Measure what makes work fulfilling
Happy teams are productive teams, and understanding what drives wellbeing at work is the first step to building an environment where people thrive. The Work Happiness Radar gives teams a structured way to measure the human factors that fuel motivation and satisfaction — from role clarity and autonomy to meaning, mastery, support, and engagement. By surfacing how each person experiences their day-to-day work, this health check helps leaders and teams pinpoint what's working, spot early signs of disengagement, and have honest conversations about how to make work more fulfilling. Run it regularly to track work happiness trends over time and turn employee wellbeing into a shared, actionable priority.
Dimensions
Work Happiness Drivers
The core factors that shape how motivated, supported, and fulfilled team members feel in their roles.
Clarity
I have clear understanding of my role, my tasks and what outcomes I have to achieve.
- Unclear
- Somewhat clear
- Crystal clear
Autonomy
I have the freedom to do my job and make decisions.
- No freedom
- Some freedom
- Full autonomy
Meaning
I find my work meaningful and helps to achieve goals.
- Meaningless
- Somewhat meaningful
- Deeply meaningful
Mastery
I can continually develop my skills and expertise in my role to improve my capability.
- No growth
- Some growth
- Always growing
Support
I am supported, resourced and provided with the things I need to do my job well.
- Unsupported
- Partly supported
- Fully supported
Engagement
I can easily, safely and freely engage in the team processes.
- Disengaged
- Somewhat engaged
- Fully engaged
When to use this health check
- Run it as a regular pulse check to monitor team wellbeing and happiness trends over time.
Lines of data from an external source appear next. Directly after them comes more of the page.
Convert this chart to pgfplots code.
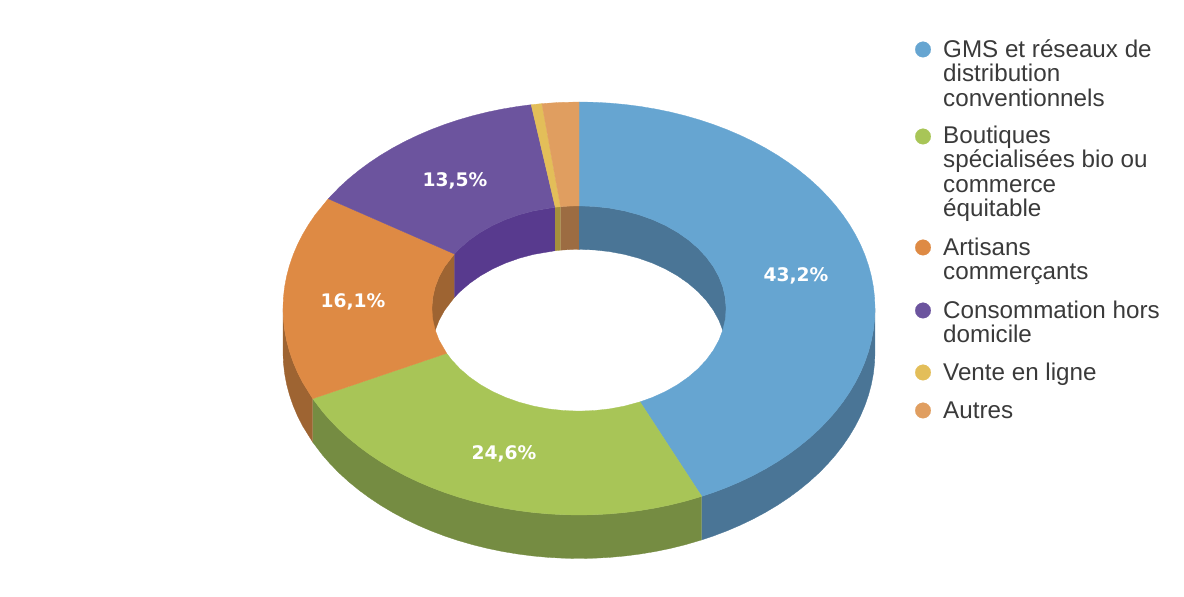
\documentclass[border=0pt]{standalone}
\usepackage{fontspec}
\setmainfont{Liberation Sans}
\newfontfamily\labelfont[BoldFont={DejaVu Sans Bold}]{DejaVu Sans}
\usepackage{pgfplots}
\pgfplotsset{compat=1.18}

\definecolor{cBlue}{HTML}{66A5D1}
\definecolor{cBlueD}{HTML}{4A7596}
\definecolor{cGreen}{HTML}{A8C557}
\definecolor{cGreenD}{HTML}{758C42}
\definecolor{cOrange}{HTML}{DE8A44}
\definecolor{cOrangeD}{HTML}{9E6432}
\definecolor{cPurple}{HTML}{6C549E}
\definecolor{cPurpleD}{HTML}{583A8E}
\definecolor{cYellow}{HTML}{E3BE59}
\definecolor{cYellowD}{HTML}{A58F3C}
\definecolor{cTan}{HTML}{E09E60}
\definecolor{cTanD}{HTML}{9C6C42}
\definecolor{cText}{HTML}{3A3A3A}

% a = angle clockwise from the top of the ring, r = radius factor, z = 1 at the bottom of the wall
\pgfplotsset{
  /pgfplots/table/face/.style={row sep=\\,
    x expr={579+296*\thisrow{r}*sin(\thisrow{a})},
    y expr={288.5+206.5*\thisrow{r}*cos(\thisrow{a})}},
  /pgfplots/table/wall/.style={row sep=\\,
    x expr={579+296*#1*sin(\thisrow{a})},
    y expr={288.5+206.5*#1*cos(\thisrow{a})-43.5*\thisrow{z}}},
}
\tikzset{
  part/.style={fill=#1, draw=#1, line width=0.3pt},
  dot/.style={only marks, mark=*, mark size=7.8pt, mark options={draw=#1, fill=#1, line width=0.2pt}},
  share/.style={font=\labelfont\bfseries\fontsize{18.7}{20}\selectfont, text=white, inner sep=0pt},
  entry/.style={anchor=base west, align=left, inner sep=0pt, text=cText,
    font=\fontsize{24.2}{24.5}\selectfont},
}

\begin{document}
\begin{tikzpicture}
\begin{axis}[
    hide axis,
    scale only axis,
    width=1184pt,
    height=597pt,
    xmin=0, xmax=1184,
    ymin=0, ymax=597,
]
% hide axis leaves the frame out of the bounding box
\path (axis cs:0,0) rectangle (axis cs:1184,597);

% outer walls
\addplot[part=cBlueD] table[wall=1] {a z\\90 0\\93 0\\96 0\\99 0\\102 0\\105 0\\108 0\\111 0\\114 0\\117 0\\120 0\\123 0\\126 0\\129 0\\132 0\\135 0\\138 0\\141 0\\144 0\\147 0\\150 0\\153 0\\155.5 0\\155.5 1\\153 1\\150 1\\147 1\\144 1\\141 1\\138 1\\135 1\\132 1\\129 1\\126 1\\123 1\\120 1\\117 1\\114 1\\111 1\\108 1\\105 1\\102 1\\99 1\\96 1\\93 1\\90 1\\};
\addplot[part=cGreenD] table[wall=1] {a z\\155.5 0\\159 0\\162 0\\165 0\\168 0\\171 0\\174 0\\177 0\\180 0\\183 0\\186 0\\189 0\\192 0\\195 0\\198 0\\201 0\\204 0\\207 0\\210 0\\213 0\\216 0\\219 0\\222 0\\225 0\\228 0\\231 0\\234 0\\237 0\\240 0\\244.1 0\\244.1 1\\240 1\\237 1\\234 1\\231 1\\228 1\\225 1\\222 1\\219 1\\216 1\\213 1\\210 1\\207 1\\204 1\\201 1\\198 1\\195 1\\192 1\\189 1\\186 1\\183 1\\180 1\\177 1\\174 1\\171 1\\168 1\\165 1\\162 1\\159 1\\155.5 1\\};
\addplot[part=cOrangeD] table[wall=1] {a z\\244.1 0\\249 0\\252 0\\255 0\\258 0\\261 0\\264 0\\267 0\\270 0\\270 1\\267 1\\264 1\\261 1\\258 1\\255 1\\252 1\\249 1\\244.1 1\\};

% inner walls, seen through the hole
\addplot[part=cOrangeD] table[wall=0.497] {a z\\270 0\\276 0\\282 0\\288 0\\294 0\\302.1 0\\302.1 1\\294 1\\288 1\\282 1\\276 1\\270 1\\};
\addplot[part=cPurpleD] table[wall=0.497] {a z\\302.1 0\\306 0\\312 0\\318 0\\324 0\\330 0\\336 0\\342 0\\350.7 0\\350.7 1\\342 1\\336 1\\330 1\\324 1\\318 1\\312 1\\306 1\\302.1 1\\};
\addplot[part=cYellowD] table[wall=0.497] {a z\\350.7 0\\352.8 0\\352.8 1\\350.7 1\\};
\addplot[part=cTanD] table[wall=0.497] {a z\\352.8 0\\356 0\\360 0\\360 1\\356 1\\352.8 1\\};
\addplot[part=cBlueD] table[wall=0.497] {a z\\0 0\\6 0\\12 0\\18 0\\24 0\\30 0\\36 0\\42 0\\48 0\\54 0\\60 0\\66 0\\72 0\\78 0\\84 0\\90 0\\90 1\\84 1\\78 1\\72 1\\66 1\\60 1\\54 1\\48 1\\42 1\\36 1\\30 1\\24 1\\18 1\\12 1\\6 1\\0 1\\};

% top faces
\addplot[part=cBlue] table[face] {a r\\0 1\\3 1\\6 1\\9 1\\12 1\\15 1\\18 1\\21 1\\24 1\\27 1\\30 1\\33 1\\36 1\\39 1\\42 1\\45 1\\48 1\\51 1\\54 1\\57 1\\60 1\\63 1\\66 1\\69 1\\72 1\\75 1\\78 1\\81 1\\84 1\\87 1\\90 1\\93 1\\96 1\\99 1\\102 1\\105 1\\108 1\\111 1\\114 1\\117 1\\120 1\\123 1\\126 1\\129 1\\132 1\\135 1\\138 1\\141 1\\144 1\\147 1\\150 1\\153 1\\155.5 1\\155.5 0.497\\150 0.497\\144 0.497\\138 0.497\\132 0.497\\126 0.497\\120 0.497\\114 0.497\\108 0.497\\102 0.497\\96 0.497\\90 0.497\\84 0.497\\78 0.497\\72 0.497\\66 0.497\\60 0.497\\54 0.497\\48 0.497\\42 0.497\\36 0.497\\30 0.497\\24 0.497\\18 0.497\\12 0.497\\6 0.497\\0 0.497\\0 1\\};
\addplot[part=cGreen] table[face] {a r\\155.5 1\\159 1\\162 1\\165 1\\168 1\\171 1\\174 1\\177 1\\180 1\\183 1\\186 1\\189 1\\192 1\\195 1\\198 1\\201 1\\204 1\\207 1\\210 1\\213 1\\216 1\\219 1\\222 1\\225 1\\228 1\\231 1\\234 1\\237 1\\240 1\\244.1 1\\244.1 0.497\\240 0.497\\234 0.497\\228 0.497\\222 0.497\\216 0.497\\210 0.497\\204 0.497\\198 0.497\\192 0.497\\186 0.497\\180 0.497\\174 0.497\\168 0.497\\162 0.497\\155.5 0.497\\155.5 1\\};
\addplot[part=cOrange] table[face] {a r\\244.1 1\\249 1\\252 1\\255 1\\258 1\\261 1\\264 1\\267 1\\270 1\\273 1\\276 1\\279 1\\282 1\\285 1\\288 1\\291 1\\294 1\\297 1\\302.1 1\\302.1 0.497\\294 0.497\\288 0.497\\282 0.497\\276 0.497\\270 0.497\\264 0.497\\258 0.497\\252 0.497\\244.1 0.497\\244.1 1\\};
\addplot[part=cPurple] table[face] {a r\\302.1 1\\306 1\\309 1\\312 1\\315 1\\318 1\\321 1\\324 1\\327 1\\330 1\\333 1\\336 1\\339 1\\342 1\\345 1\\348 1\\350.7 1\\350.7 0.497\\342 0.497\\336 0.497\\330 0.497\\324 0.497\\318 0.497\\312 0.497\\306 0.497\\302.1 0.497\\302.1 1\\};
\addplot[part=cYellow] table[face] {a r\\350.7 1\\352.8 1\\352.8 0.497\\350.7 0.497\\350.7 1\\};
\addplot[part=cTan] table[face] {a r\\352.8 1\\356 1\\360 1\\360 0.497\\356 0.497\\352.8 0.497\\352.8 1\\};

% shares
\node[share] at (axis cs:796,321) {43,2\%};
\node[share] at (axis cs:504,143.5) {24,6\%};
\node[share] at (axis cs:353,295.5) {16,1\%};
\node[share] at (axis cs:455,416.5) {13,5\%};

% legend
\addplot[dot=cBlue] coordinates {(923,547.5)};
\addplot[dot=cGreen] coordinates {(923,460.5)};
\addplot[dot=cOrange] coordinates {(923,349.5)};
\addplot[dot=cPurple] coordinates {(923,286.5)};
\addplot[dot=cYellow] coordinates {(923,224.5)};
\addplot[dot=cTan] coordinates {(923,186.5)};

% base of a node with several lines is its last line
\node[entry] at (axis cs:943,490.5) {GMS et réseaux de\\distribution\\conventionnels};
\node[entry] at (axis cs:943,380) {Boutiques\\spécialisées bio ou\\commerce\\équitable};
\node[entry] at (axis cs:943,317) {Artisans\\commerçants};
\node[entry] at (axis cs:943,254) {Consommation hors\\domicile};
\node[entry] at (axis cs:943,216.5) {Vente en ligne};
\node[entry] at (axis cs:943,178.5) {Autres};

\end{axis}
\end{tikzpicture}
\end{document}
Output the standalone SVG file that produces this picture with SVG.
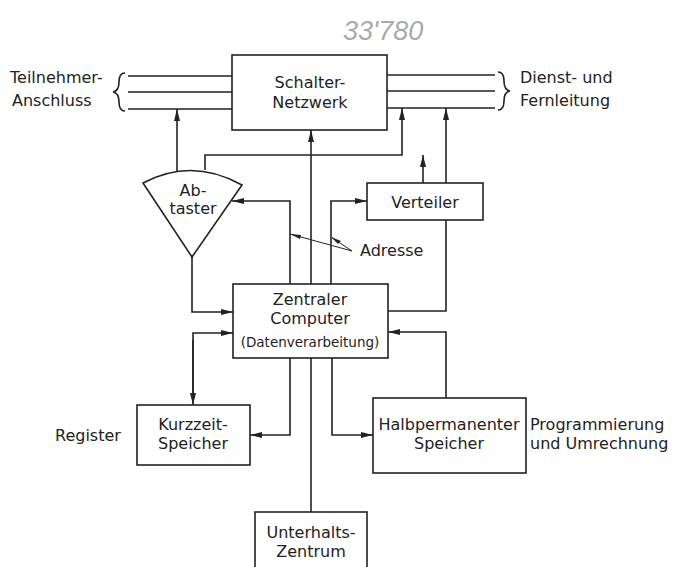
<svg xmlns="http://www.w3.org/2000/svg" width="679" height="567" viewBox="0 0 679 567">
<defs>
<marker id="ah" viewBox="0 0 12 6" refX="12" refY="3" markerWidth="12" markerHeight="6" markerUnits="userSpaceOnUse" orient="auto">
<path d="M0,0 L12,3 L0,6 z" fill="#222"/>
</marker>
</defs>
<style>
.b{fill:#fff;stroke:#222;stroke-width:1.6}
.l{fill:none;stroke:#222;stroke-width:1.6}
.t{font-family:"DejaVu Sans","Liberation Sans",sans-serif;font-size:16px;fill:#222}
.m{text-anchor:middle}
.s{font-size:13.5px}
.a{marker-end:url(#ah)}
</style>
<rect width="679" height="567" fill="#fff"/>
<text x="343" y="40" style="font-family:'Liberation Sans',sans-serif;font-size:27px;font-style:italic;fill:#aaa">33'780</text>

<g id="connectors">
<path class="l" d="M128,76H232M128,92H232M128,109H232"/>
<path class="l" d="M125,73Q119,73 119,82Q119,91 113,92Q119,93 119,102Q119,111 125,111"/>
<path class="l" d="M387,75H495M387,91H495M387,108H495"/>
<path class="l" d="M498,72Q504,72 504,81Q504,90 510,91Q504,92 504,101Q504,110 498,110"/>
<path class="l a" d="M177,171V109"/>
<path class="l a" d="M205,170V155H402V108"/>
<path class="l a" d="M311,284V130"/>
<path class="l" d="M311,512V358"/>
<path class="l a" d="M290,284V201H232"/>
<path class="l a" d="M331,284V201H367"/>
<path class="l a" d="M423,183V155"/>
<path class="l" d="M388,311H446V220"/>
<path class="l a" d="M446,183V108"/>
<path class="l a" d="M446,398V332H388"/>
<path class="l a" d="M192,257V312H233"/>
<path class="l a" d="M193,393V333H233"/>
<path class="l a" d="M193,340V405"/>
<path class="l a" d="M290,358V435H250"/>
<path class="l a" d="M332,358V435H373"/>
<path fill="none" stroke="#222" stroke-width="1" d="M352,251L290,234M352,251L331,237"/>
<path d="M290,234L301,235L300,239z" fill="#222"/>
<path d="M331,237L341,241L338,244z" fill="#222"/>
</g>

<g id="schalter">
<rect class="b" x="232" y="55" width="155" height="75"/>
<text class="t m" x="310" y="88">Schalter-</text>
<text class="t m" x="310" y="108">Netzwerk</text>
</g>

<g id="abtaster">
<path class="b" d="M143,183Q192,157 242,185L192,257Z"/>
<text class="t m" x="193" y="196">Ab-</text>
<text class="t m" x="193" y="214">taster</text>
</g>

<g id="verteiler">
<rect class="b" x="367" y="183" width="116" height="37"/>
<text class="t m" x="425" y="208">Verteiler</text>
</g>

<g id="computer">
<rect class="b" x="233" y="284" width="155" height="74"/>
<text class="t m" x="310" y="305">Zentraler</text>
<text class="t m" x="310" y="324">Computer</text>
<text class="t m s" x="310" y="347">(Datenverarbeitung)</text>
</g>

<g id="kurzzeit">
<rect class="b" x="137" y="405" width="113" height="60"/>
<text class="t m" x="193" y="430">Kurzzeit-</text>
<text class="t m" x="193" y="449">Speicher</text>
</g>

<g id="halbperm">
<rect class="b" x="373" y="398" width="153" height="75"/>
<text class="t m" x="449" y="430">Halbpermanenter</text>
<text class="t m" x="449" y="449">Speicher</text>
</g>

<g id="unterhalt">
<rect class="b" x="255" y="512" width="112" height="60"/>
<text class="t m" x="311" y="538">Unterhalts-</text>
<text class="t m" x="311" y="557">Zentrum</text>
</g>

<g id="labels">
<text class="t" x="10" y="83">Teilnehmer-</text>
<text class="t" x="12" y="106">Anschluss</text>
<text class="t" x="520" y="83">Dienst- und</text>
<text class="t" x="520" y="106">Fernleitung</text>
<text class="t" x="360" y="256">Adresse</text>
<text class="t" x="55" y="441">Register</text>
<text class="t" x="530" y="430">Programmierung</text>
<text class="t" x="530" y="449">und Umrechnung</text>
</g>
</svg>
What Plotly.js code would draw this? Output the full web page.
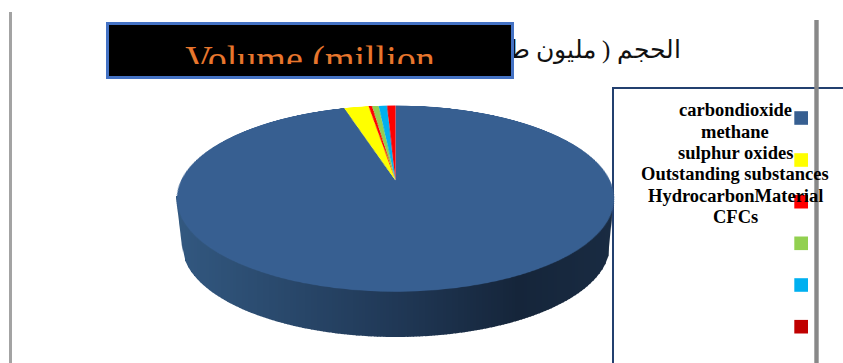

- Use it when morale or motivation seems to be dipping and you want to understand the underlying drivers.
- Introduce it during periods of change or growth to ensure people still feel clear, supported, and engaged.
- Bring it into retrospectives to spark honest conversations about what makes work fulfilling.
Tips & tricks
- Reassure participants that responses are about improving the team's experience, not judging individuals.
- Compare results across cycles to spot which happiness drivers are improving and which need attention.
- Pair low-scoring dimensions with concrete follow-up actions and owners so feedback leads to change.
- Discuss results openly as a team to validate findings and co-create improvements.